--- Set exercise ---
Retype only the lines from the one containing "Give me the matplotlib source for this chart." through the one containing "from matplotlib.ticker import", both included, word for word. Pictures stay out of the copy.

— BEGIN Stored rows —

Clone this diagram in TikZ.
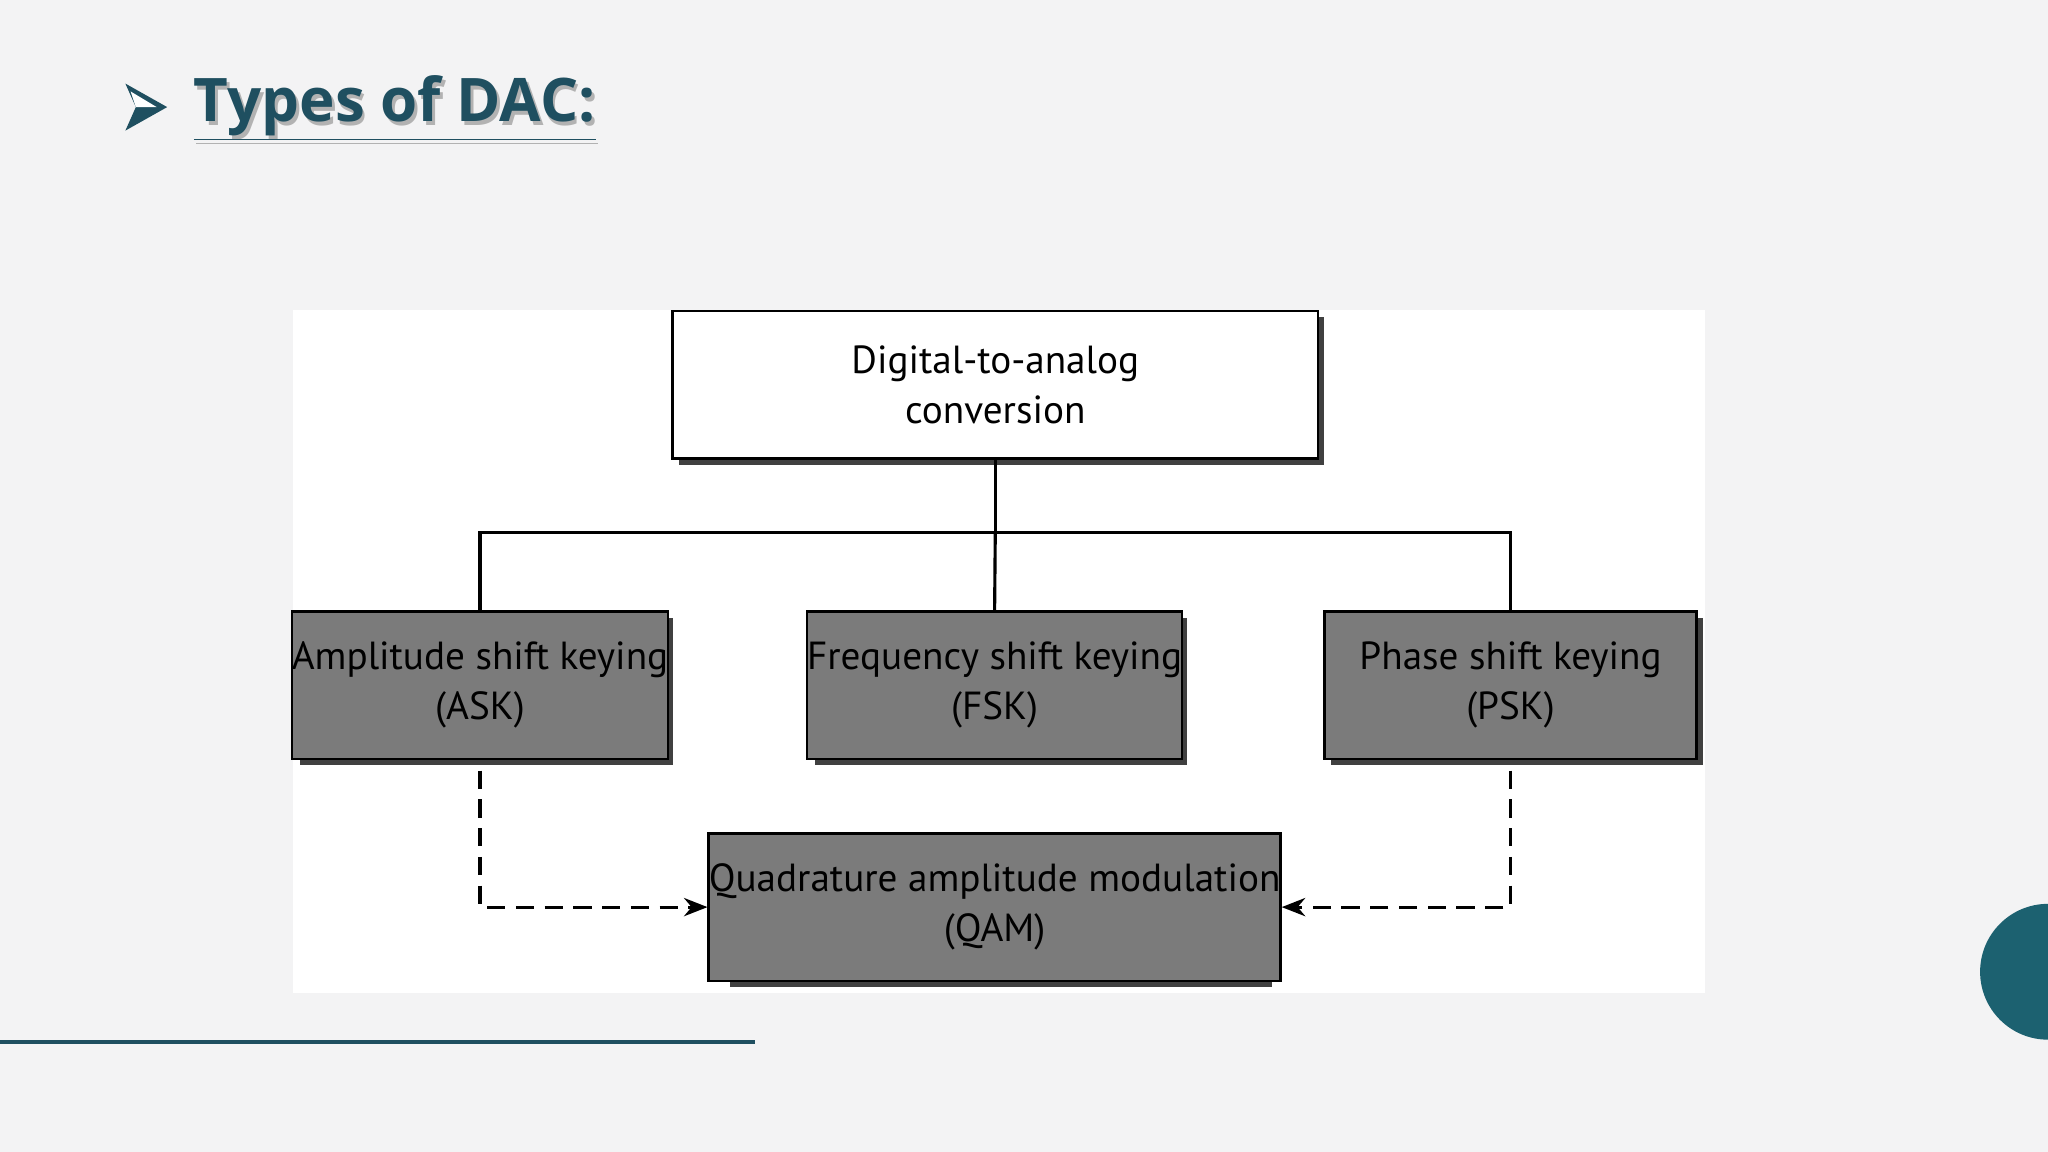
\documentclass[tikz,border=0pt]{standalone}
\usepackage{fontspec}
\setmainfont{PT Sans}
\newfontfamily\titlefont{Open Sans}
\usetikzlibrary{arrows.meta}
\definecolor{bg}{HTML}{F3F3F4}
\definecolor{teal}{HTML}{1F4F60}
\definecolor{boxgray}{HTML}{7B7B7B}
\begin{document}
\begin{tikzpicture}[x=0.5pt,y=-0.5pt,
  box/.style={draw=black,line width=1pt,minimum width=#1*0.5pt,minimum height=113*0.5pt,inner sep=0pt,align=center,font=\fontsize{15}{19}\selectfont},
  sh/.style={fill=black!75,draw=none},
  conn/.style={line width=1.2pt},
  dconn/.style={line width=1.2pt,dash pattern=on 7pt off 4pt,-{Stealth[length=9pt,width=7pt]}}]
\fill[bg] (0,0) rectangle (1568,882);
\useasboundingbox (0,0) rectangle (1568,882);
% title
\fill[teal] (96,64) -- (128,82) -- (96,100) -- (104,82) -- cycle;
\fill[white] (100,70) -- (120,82) -- (104,82) -- cycle;
\node[anchor=west,text=black!30,inner sep=0pt,font=\titlefont\bfseries\fontsize{23}{27}\selectfont] at (150,86) {\underline{Types of DAC:}};
\node[anchor=west,text=teal,inner sep=0pt,font=\titlefont\bfseries\fontsize{23}{27}\selectfont] (title) at (148,83) {\underline{Types of DAC:}};
% panel
\fill[white] (224,237) rectangle (1305,760);
% shadows
\fill[sh] (520,243) rectangle (1014,356);
\fill[sh] (230,473) rectangle (515,586);
\fill[sh] (624,473) rectangle (909,586);
\fill[sh] (1019,473) rectangle (1304,586);
\fill[sh] (559,643) rectangle (974,756);
% boxes
\node[box=494,fill=white] (dac) at (762,294.5) {Digital-to-analog\\conversion};
\node[box=285,fill=boxgray] (ask) at (367.5,524.5) {Amplitude shift keying\\(ASK)};
\node[box=285,fill=boxgray] (fsk) at (761.5,524.5) {Frequency shift keying\\(FSK)};
\node[box=285,fill=boxgray] (psk) at (1156.5,524.5) {Phase shift keying\\(PSK)};
\node[box=415,fill=boxgray] (qam) at (761.5,694.5) {Quadrature amplitude modulation\\(QAM)};
% connectors
\coordinate (j) at (762,408);
\draw[conn] (dac.south) -- (j);
\draw[conn] (ask.north) |- (j) -| (psk.north);
\draw[conn] (j) -- (fsk.north);
\draw[dconn] (ask.south) ++(0,8) |- (qam.west);
\draw[dconn] (psk.south) ++(0,8) |- (qam.east);
% decorations
\draw[teal,line width=1.5pt] (0,798) -- (578,798);
\fill[teal!90!cyan] (1568,744) circle (52);
\end{tikzpicture}
\end{document}
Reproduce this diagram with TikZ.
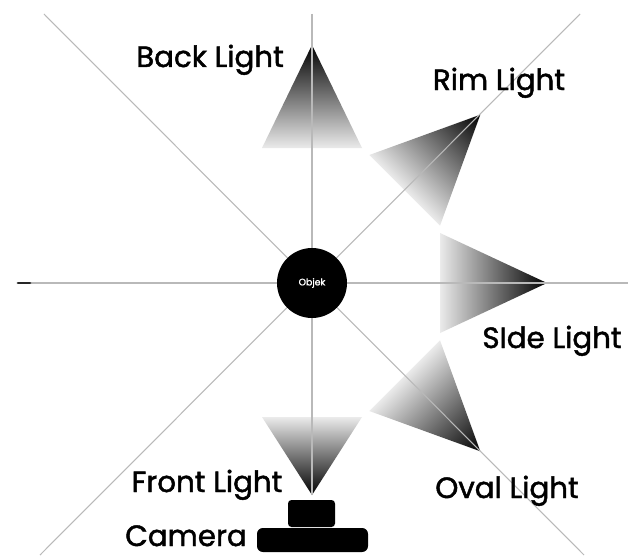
\documentclass[tikz,border=0pt]{standalone}
\usepackage{fontspec}
\setmainfont{Poppins}
\newfontfamily\capfont{Poppins}[FakeBold=1.6]
\tikzset{
  guide/.style   = {draw=gray!55, line width=0.9},
  lamp/.style    = {left color=white!92!black, right color=black},
  caption/.style = {font=\capfont\fontsize{25}{30}\selectfont, anchor=base, inner sep=0pt},
  block/.style   = {fill=black, rounded corners=5},
}
% one light: #1 angle, #2 apex radius, #3 base radius
\newcommand{\lamp}[3]{%
  \begin{scope}[transform canvas={rotate=#1}]
    \shade[lamp] (#3,-50) -- (#2,0) -- (#3,50) -- cycle;
  \end{scope}}

\begin{document}
\begin{tikzpicture}[x=0.03cm, y=0.03cm]
  \useasboundingbox[fill=white] (-312,-272) rectangle (316,283);

  % lights
  \lamp{90}{238}{135}
  \lamp{45}{238}{131}
  \lamp{0}{235}{128}
  \lamp{-45}{238}{131}
  \lamp{-90}{212}{134}

  % guide lines
  \coordinate (top) at (0,269);
  \coordinate (bot) at (0,-212);
  \coordinate (west) at (-294,0);
  \coordinate (east) at (316,0);
  \coordinate (nw) at (-268,269);
  \coordinate (ne) at (268,269);
  \coordinate (sw) at (-272,-272);
  \coordinate (se) at (272,-272);
  \draw[guide] (top) -- (bot);
  \draw[guide] (west) -- (east);
  \draw[guide] (nw) -- (se);
  \draw[guide] (ne) -- (sw);
  \draw[black!85, line width=2.5, line cap=round] (west) -- ++(12,0);

  % object
  \node[circle, fill=black, minimum size=70*0.03cm, inner sep=0pt,
        text=white, font=\capfont\fontsize{8}{9}\selectfont] (obj) at (0,0) {Objek};

  % camera
  \fill[block, rounded corners=3] (-24,-244) rectangle (23,-217);
  \fill[block] (-55,-269) rectangle (56,-245);

  % texts
  \node[caption] (back)  at (-102,216) {Back Light};
  \node[caption] (rim)   at (187,193)  {Rim Light};
  \node[caption] (side)  at (240,-65)  {SIde Light};
  \node[caption] (front) at (-105,-209) {Front Light};
  \node[caption] (oval)  at (195,-215) {Oval Light};
  \node[caption] (cam)   at (-126,-263) {Camera};
\end{tikzpicture}
\end{document}
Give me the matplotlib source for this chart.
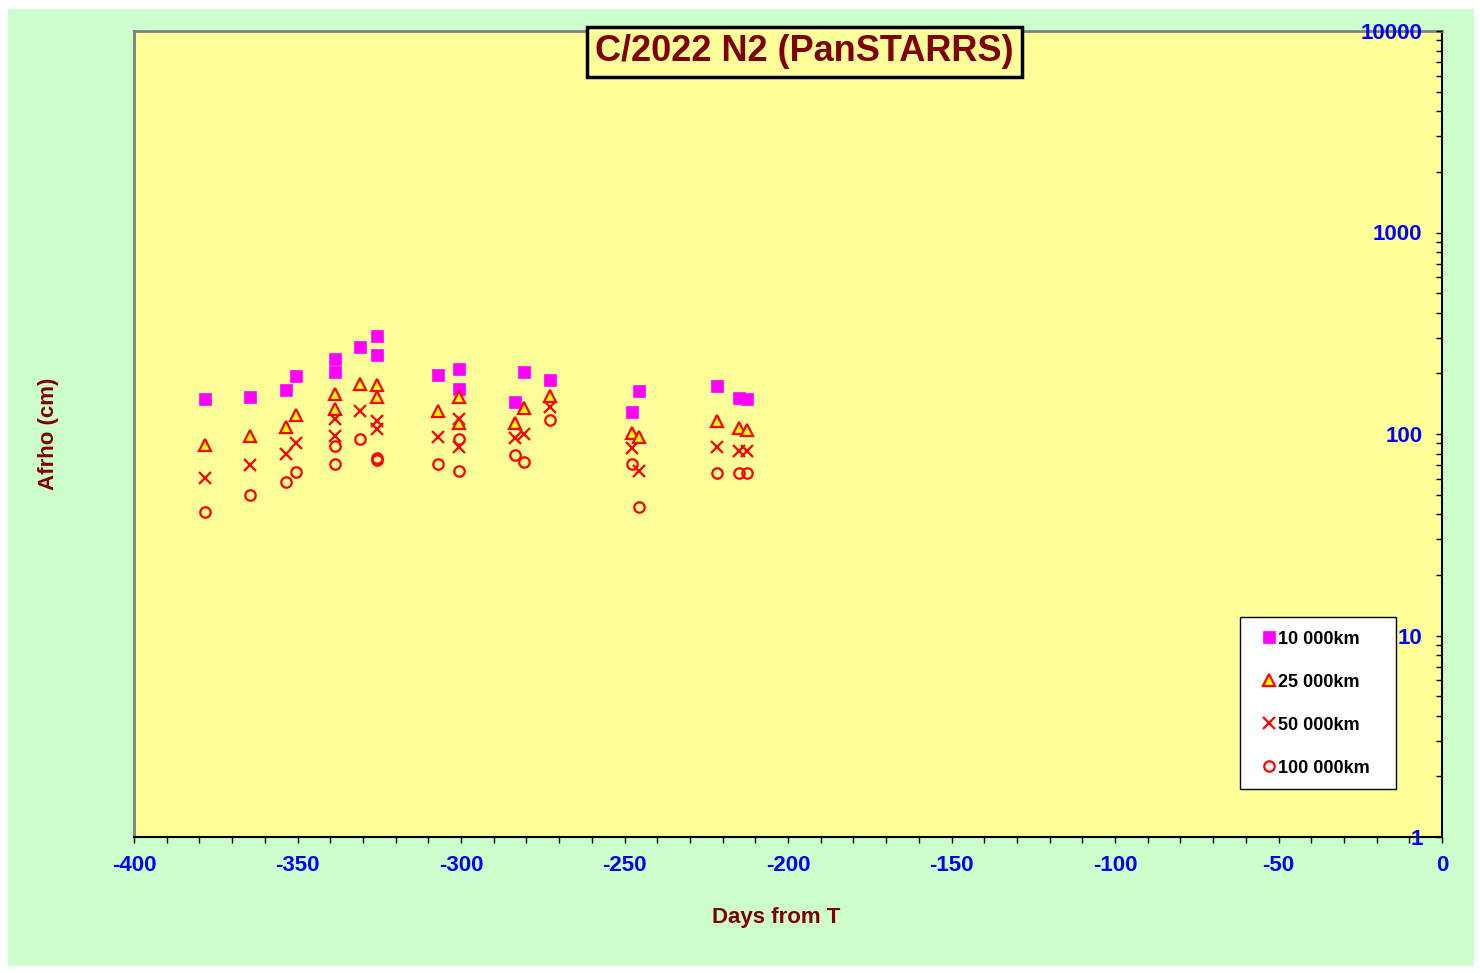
import matplotlib

matplotlib.use("Agg")
import matplotlib.pyplot as plt
from matplotlib.patches import Rectangle
from matplotlib.ticker import FixedLocator, FuncFormatter, LogLocator, NullFormatter

plt.rcParams["font.family"] = ["Liberation Sans", "DejaVu Sans"]
plt.rcParams["axes.unicode_minus"] = False

# observation epochs (days from perihelion T)
days = [-378.3, -364.5, -353.5, -350.5, -338.5, -338.5, -330.9, -325.7, -325.7, -307.0,
        -300.6, -300.6, -283.5, -280.7, -272.8, -247.7, -245.6, -221.7, -215.0, -212.5]

# Afrho (cm) at each aperture radius
afrho_10k = [149, 153, 165, 194, 235, 203, 270, 306, 247, 196,
             210, 167, 144, 203, 185, 128.5, 163, 173, 151, 149]
afrho_25k = [88, 98, 108, 124, 158, 133, 177, 175, 153, 130,
             153, 113, 113, 135, 155, 101, 97, 116, 107, 105]
afrho_50k = [60.5, 70, 80, 90, 119, 98, 130, 116, 106, 97,
             119, 86, 95.5, 100, 136, 85, 65.5, 86, 82, 82]
afrho_100k = [41, 50, 58, 65, 87, 71, 94, 76, 74, 71,
              94, 65.5, 79, 73, 117, 71, 43.5, 64, 64, 64]

series_labels = ["10 000km", "25 000km", "50 000km", "100 000km"]
x_ticks = [-400, -350, -300, -250, -200, -150, -100, -50, 0]
y_ticks = [1, 10, 100, 1000, 10000]

W, H = 1480, 973
fig = plt.figure(figsize=(W / 100, H / 100), dpi=100, facecolor="white")
fig.patches.append(Rectangle((8 / W, 1 - 966 / H), (1474 - 8) / W, (966 - 9) / H,
                             transform=fig.transFigure, facecolor="#CCFFCC",
                             edgecolor="none", zorder=-10))

ax = fig.add_axes([134 / W, 1 - 837 / H, (1442 - 134) / W, (837 - 31) / H])
ax.set_facecolor("#FFFF99")

ax.plot(days, afrho_10k, ls="none", marker="s", ms=9, mfc="#FF00FF", mec="#FF00FF",
        mew=0.5, label=series_labels[0])
ax.plot(days, afrho_25k, ls="none", marker="^", ms=9, mfc="#FFFF00", mec="#FF0000",
        mew=1.6, label=series_labels[1])
ax.plot(days, afrho_50k, ls="none", marker="x", ms=8.5, mec="#FF0000", mew=1.6,
        label=series_labels[2])
ax.plot(days, afrho_100k, ls="none", marker="o", ms=7.5, mfc="none", mec="#FF0000",
        mew=1.6, label=series_labels[3])

ax.set_yscale("log")
ax.set_xlim(-400, 0)
ax.set_ylim(1, 10000)

# x axis
ax.xaxis.set_major_locator(FixedLocator(x_ticks))
ax.xaxis.set_minor_locator(FixedLocator(range(-400, 1, 10)))
ax.tick_params(axis="x", which="both", direction="out", length=4, width=1,
               color="black", pad=9, labelsize=16, labelcolor="#0000FF")
for lbl in ax.get_xticklabels():
    lbl.set_fontweight("bold")

# y axis: ticks on the right spine, labels inside the plot
ax.yaxis.set_major_locator(FixedLocator(y_ticks))
ax.yaxis.set_major_formatter(FuncFormatter(lambda v, p: "%d" % v))
ax.yaxis.set_minor_locator(LogLocator(base=10, subs=range(2, 10)))
ax.yaxis.set_minor_formatter(NullFormatter())
ax.yaxis.set_ticks_position("right")
ax.tick_params(axis="y", which="both", direction="in", length=4, width=1,
               color="black", left=False, right=True, labelleft=False,
               labelright=True, pad=-14, labelsize=16, labelcolor="#0000FF")
for lbl in ax.get_yticklabels():
    lbl.set_fontweight("bold")
    lbl.set_horizontalalignment("right")
ax.yaxis.set_zorder(3)

for side in ["top", "left"]:
    ax.spines[side].set_color("#808080")
    ax.spines[side].set_linewidth(2)
for side in ["bottom", "right"]:
    ax.spines[side].set_color("black")
    ax.spines[side].set_linewidth(1.5)

ax.set_xlabel("Days from T", fontsize=16, fontweight="bold", color="#800000", labelpad=22)
ax.xaxis.label.set_x((776 - 134) / 1308)
ax.yaxis.set_label_position("left")
ax.set_ylabel("Afrho (cm)", fontsize=16, fontweight="bold", color="#800000", labelpad=54)

ax.text(0.5125, 0.974, "C/2022 N2 (PanSTARRS)", transform=ax.transAxes,
        ha="center", va="center", fontsize=26, fontweight="bold", color="#800000",
        bbox=dict(boxstyle="square,pad=0.22", facecolor="#FFFF99", edgecolor="black", lw=2.5))

# legend box drawn separately so its padding can match the original
ax.add_patch(Rectangle((0.8456, 0.0596), 0.1193, 0.2134, transform=ax.transAxes,
                       facecolor="white", edgecolor="black", lw=1, zorder=4))
leg = ax.legend(loc="center left", bbox_to_anchor=(0.8636, 0.1656), borderaxespad=0,
                borderpad=0, frameon=False, prop=dict(size=13, weight="bold"),
                labelspacing=1.44, handlelength=0.6, handletextpad=0.2)
leg.set_zorder(5)

fig.savefig("out.png", dpi=100, facecolor=fig.get_facecolor())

— END Stored rows —

--- The solution ---
Give me the matplotlib source for this chart.
import matplotlib

matplotlib.use("Agg")
import matplotlib.pyplot as plt
from matplotlib.patches import Rectangle
from matplotlib.ticker import FixedLocator, FuncFormatter, LogLocator, NullFormatter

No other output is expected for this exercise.